例如,福建省福州市仓山区人民法院(“仓山区法院”)在审理一起出口退税争议案件后,向税务机关出具了司法建议书,对税务机关的执法程序瑕疵、证据瑕疵问题提出了改进建议(详见2014年1月23日《人民法院报》第5版“实务周刊”中的相关报道)。




仓山区法院认为,税务机关没有按规定对涉嫌出口退税违法案件进行调查处理,而是直接根据供货企业所在地税务机关出具的《已证实虚开通知单》和《确认虚开增值税专用发票的证明》径行作出《税务事项通知书》,存在程序瑕疵及证据瑕疵。




收到司法建议后,税务机关内部进行了讨论,将相关问题层报国家税务总局,国家税务总局随后发布了66号文,废止了51号文。66号文第15条明确规定,只要委托方税务机关出具了《已证实虚开通知单》,受托方税务机关就应当按照有关规定对己方管辖的纳税人进行立案检查,即,不得直接依赖委托方税务机关出具的《已证实虚开通知单》作出处理决定。




上述规则的变迁,反映了税务机关对于开票方与受票方就发票虚开事项是否存在合谋的推定立场的转变。




在180号文项下,一方税务机关向另一方税务机关发送《已证实虚开通知单》的,另一方税务机关可以(且应当)直接以《已证实虚开通知单》为依据作出针对己方纳税人的税务处理决定,这是假定(推定)二者有违法(虚开)合谋。
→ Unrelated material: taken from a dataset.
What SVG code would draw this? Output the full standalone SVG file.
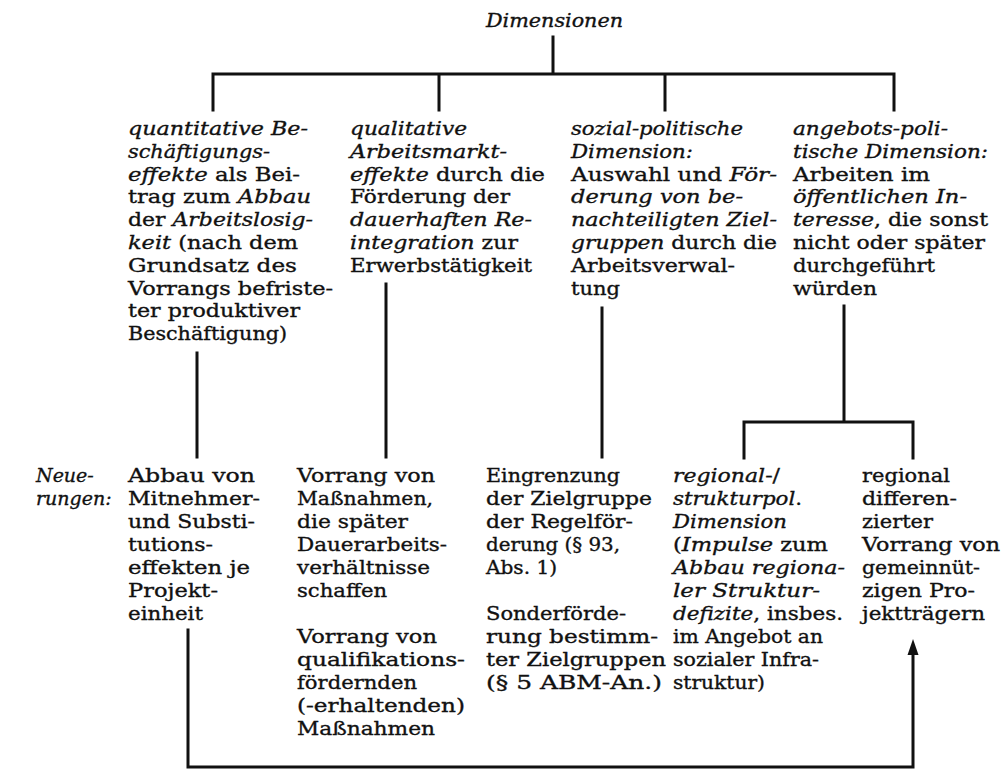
<svg xmlns="http://www.w3.org/2000/svg" width="1002" height="776" viewBox="0 0 1002 776">
<style>
text{font-family:"DejaVu Serif","Liberation Serif",serif;font-size:19px;fill:#111;stroke:#111;stroke-width:0.35}
.i{font-style:italic}
.c{fill:none;stroke:#111;stroke-width:3;stroke-linecap:square}
.ah{fill:#111;stroke:none}
</style>
<rect width="1002" height="776" fill="#fff"/>
<g id="connectors">
<path class="c" d="M553,37 V74 M213,110 V74 H894 V110 M439,74 V110 M665,74 V110"/>
<path class="c" d="M197,353 V457 M386,284 V457 M602,308 V457"/>
<path class="c" d="M844,306 V422 M744,458 V422 H913 V458"/>
<path class="c" d="M188,630 V767 H913 V652"/>
<path class="ah" d="M913,639 L918.5,655 L907.5,655 Z"/>
</g>
<g id="dimensionen">
<text class="i" x="486" y="27" textLength="137" lengthAdjust="spacingAndGlyphs">Dimensionen</text>
</g>
<g id="quantitativ">
<text x="128" y="135" textLength="180" lengthAdjust="spacingAndGlyphs"><tspan class="i">quantitative Be-</tspan></text>
<text x="128" y="157.8" textLength="142" lengthAdjust="spacingAndGlyphs"><tspan class="i">schäftigungs-</tspan></text>
<text x="128" y="180.6" textLength="172" lengthAdjust="spacingAndGlyphs"><tspan class="i">effekte</tspan> als Bei-</text>
<text x="128" y="203.4" textLength="183" lengthAdjust="spacingAndGlyphs">trag zum <tspan class="i">Abbau</tspan></text>
<text x="128" y="226.2" textLength="185" lengthAdjust="spacingAndGlyphs">der <tspan class="i">Arbeitslosig-</tspan></text>
<text x="128" y="249" textLength="170" lengthAdjust="spacingAndGlyphs"><tspan class="i">keit</tspan> (nach dem</text>
<text x="128" y="271.8" textLength="169" lengthAdjust="spacingAndGlyphs">Grundsatz  des</text>
<text x="128" y="294.6" textLength="205" lengthAdjust="spacingAndGlyphs">Vorrangs befriste-</text>
<text x="128" y="317.4" textLength="172" lengthAdjust="spacingAndGlyphs">ter produktiver</text>
<text x="128" y="340.2" textLength="159" lengthAdjust="spacingAndGlyphs">Beschäftigung)</text>
</g>
<g id="qualitativ">
<text class="i" x="350" y="135" textLength="117" lengthAdjust="spacingAndGlyphs">qualitative</text>
<text class="i" x="350" y="157.8" textLength="157" lengthAdjust="spacingAndGlyphs">Arbeitsmarkt-</text>
<text x="350" y="180.6" textLength="195" lengthAdjust="spacingAndGlyphs"><tspan class="i">effekte</tspan> durch die</text>
<text x="350" y="203.4" textLength="160" lengthAdjust="spacingAndGlyphs">Förderung der</text>
<text class="i" x="350" y="226.2" textLength="182" lengthAdjust="spacingAndGlyphs">dauerhaften Re-</text>
<text x="350" y="249" textLength="168" lengthAdjust="spacingAndGlyphs"><tspan class="i">integration</tspan> zur</text>
<text x="350" y="271.8" textLength="182" lengthAdjust="spacingAndGlyphs">Erwerbstätigkeit</text>
</g>
<g id="sozialpolitisch">
<text class="i" x="571" y="135" textLength="172" lengthAdjust="spacingAndGlyphs">sozial-politische</text>
<text class="i" x="571" y="157.8" textLength="122" lengthAdjust="spacingAndGlyphs">Dimension:</text>
<text x="571" y="180.6" textLength="206" lengthAdjust="spacingAndGlyphs">Auswahl und <tspan class="i">För-</tspan></text>
<text class="i" x="571" y="203.4" textLength="172" lengthAdjust="spacingAndGlyphs">derung von be-</text>
<text class="i" x="571" y="226.2" textLength="206" lengthAdjust="spacingAndGlyphs">nachteiligten Ziel-</text>
<text x="571" y="249" textLength="206" lengthAdjust="spacingAndGlyphs"><tspan class="i">gruppen</tspan> durch die</text>
<text x="571" y="271.8" textLength="164" lengthAdjust="spacingAndGlyphs">Arbeitsverwal-</text>
<text x="571" y="294.6" textLength="49" lengthAdjust="spacingAndGlyphs">tung</text>
</g>
<g id="angebotspolitisch">
<text class="i" x="793" y="135" textLength="155" lengthAdjust="spacingAndGlyphs">angebots-poli-</text>
<text class="i" x="793" y="157.8" textLength="195" lengthAdjust="spacingAndGlyphs">tische Dimension:</text>
<text x="793" y="180.6" textLength="137" lengthAdjust="spacingAndGlyphs">Arbeiten im</text>
<text class="i" x="793" y="203.4" textLength="174" lengthAdjust="spacingAndGlyphs">öffentlichen In-</text>
<text x="793" y="226.2" textLength="195" lengthAdjust="spacingAndGlyphs"><tspan class="i">teresse</tspan>, die sonst</text>
<text x="793" y="249" textLength="192" lengthAdjust="spacingAndGlyphs">nicht oder später</text>
<text x="793" y="271.8" textLength="142" lengthAdjust="spacingAndGlyphs">durchgeführt</text>
<text x="793" y="294.6" textLength="84" lengthAdjust="spacingAndGlyphs">würden</text>
</g>
<g id="neuerungen">
<text class="i" x="36" y="482">Neue-</text>
<text class="i" x="36" y="505">rungen:</text>
</g>
<g id="mitnehmer">
<text x="128" y="482" textLength="127" lengthAdjust="spacingAndGlyphs">Abbau  von</text>
<text x="128" y="505" textLength="132" lengthAdjust="spacingAndGlyphs">Mitnehmer-</text>
<text x="128" y="528" textLength="127" lengthAdjust="spacingAndGlyphs">und Substi-</text>
<text x="128" y="551" textLength="85" lengthAdjust="spacingAndGlyphs">tutions-</text>
<text x="128" y="574" textLength="122" lengthAdjust="spacingAndGlyphs">effekten je</text>
<text x="128" y="597" textLength="90" lengthAdjust="spacingAndGlyphs">Projekt-</text>
<text x="128" y="620" textLength="75" lengthAdjust="spacingAndGlyphs">einheit</text>
</g>
<g id="dauerarbeit">
<text x="297" y="482" textLength="138" lengthAdjust="spacingAndGlyphs">Vorrang von</text>
<text x="297" y="505" textLength="136" lengthAdjust="spacingAndGlyphs">Maßnahmen,</text>
<text x="297" y="528" textLength="111" lengthAdjust="spacingAndGlyphs">die später</text>
<text x="297" y="551" textLength="150" lengthAdjust="spacingAndGlyphs">Dauerarbeits-</text>
<text x="297" y="574" textLength="133" lengthAdjust="spacingAndGlyphs">verhältnisse</text>
<text x="297" y="597" textLength="90" lengthAdjust="spacingAndGlyphs">schaffen</text>
<text x="297" y="643" textLength="140" lengthAdjust="spacingAndGlyphs">Vorrang von</text>
<text x="297" y="666" textLength="168" lengthAdjust="spacingAndGlyphs">qualifikations-</text>
<text x="297" y="689" textLength="120" lengthAdjust="spacingAndGlyphs">fördernden</text>
<text x="297" y="712" textLength="168" lengthAdjust="spacingAndGlyphs">(-erhaltenden)</text>
<text x="297" y="735" textLength="138" lengthAdjust="spacingAndGlyphs">Maßnahmen</text>
</g>
<g id="zielgruppe">
<text x="486" y="482" textLength="134" lengthAdjust="spacingAndGlyphs">Eingrenzung</text>
<text x="486" y="505" textLength="166" lengthAdjust="spacingAndGlyphs">der  Zielgruppe</text>
<text x="486" y="528" textLength="147" lengthAdjust="spacingAndGlyphs">der Regelför-</text>
<text x="486" y="551" textLength="134" lengthAdjust="spacingAndGlyphs">derung (§ 93,</text>
<text x="486" y="574" textLength="71" lengthAdjust="spacingAndGlyphs">Abs. 1)</text>
<text x="486" y="620" textLength="140" lengthAdjust="spacingAndGlyphs">Sonderförde-</text>
<text x="486" y="643" textLength="172" lengthAdjust="spacingAndGlyphs">rung bestimm-</text>
<text x="486" y="666" textLength="180" lengthAdjust="spacingAndGlyphs">ter Zielgruppen</text>
<text x="486" y="689" textLength="176" lengthAdjust="spacingAndGlyphs">(§ 5 ABM-An.)</text>
</g>
<g id="regionalstruktur">
<text x="673" y="482" textLength="107" lengthAdjust="spacingAndGlyphs"><tspan class="i">regional</tspan>-/</text>
<text x="673" y="505" textLength="129" lengthAdjust="spacingAndGlyphs"><tspan class="i">strukturpol</tspan>.</text>
<text class="i" x="673" y="528" textLength="114" lengthAdjust="spacingAndGlyphs">Dimension</text>
<text x="673" y="551" textLength="155" lengthAdjust="spacingAndGlyphs">(<tspan class="i">Impulse</tspan>  zum</text>
<text class="i" x="673" y="574" textLength="172" lengthAdjust="spacingAndGlyphs">Abbau regiona-</text>
<text class="i" x="673" y="597" textLength="147" lengthAdjust="spacingAndGlyphs">ler  Struktur-</text>
<text x="673" y="620" textLength="170" lengthAdjust="spacingAndGlyphs"><tspan class="i">defizite</tspan>, insbes.</text>
<text x="673" y="643" textLength="150" lengthAdjust="spacingAndGlyphs">im Angebot an</text>
<text x="673" y="666" textLength="146" lengthAdjust="spacingAndGlyphs">sozialer Infra-</text>
<text x="673" y="689" textLength="92" lengthAdjust="spacingAndGlyphs">struktur)</text>
</g>
<g id="projekttraeger">
<text x="862" y="482" textLength="88" lengthAdjust="spacingAndGlyphs">regional</text>
<text x="862" y="505" textLength="95" lengthAdjust="spacingAndGlyphs">differen-</text>
<text x="862" y="528" textLength="71" lengthAdjust="spacingAndGlyphs">zierter</text>
<text x="862" y="551" textLength="138" lengthAdjust="spacingAndGlyphs">Vorrang von</text>
<text x="862" y="574" textLength="118" lengthAdjust="spacingAndGlyphs">gemeinnüt-</text>
<text x="862" y="597" textLength="113" lengthAdjust="spacingAndGlyphs">zigen Pro-</text>
<text x="862" y="620" textLength="123" lengthAdjust="spacingAndGlyphs">jektträgern</text>
</g>
</svg>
在51号文项下,收到《已证实虚开通知单》的税务机关事实上可酌情(根据立案标准)决定是否对己方纳税人进行税务检查(相应进行税务处理)。而在66号文项下,收到《已证实虚开通知单》的税务机关必须对涉及的己方纳税人进行税务检查,没有酌定权。这种变化反映了税务机关对虚开发票责任的认定在程序意义上由“推定过错”立场向“过错责任”立场转化。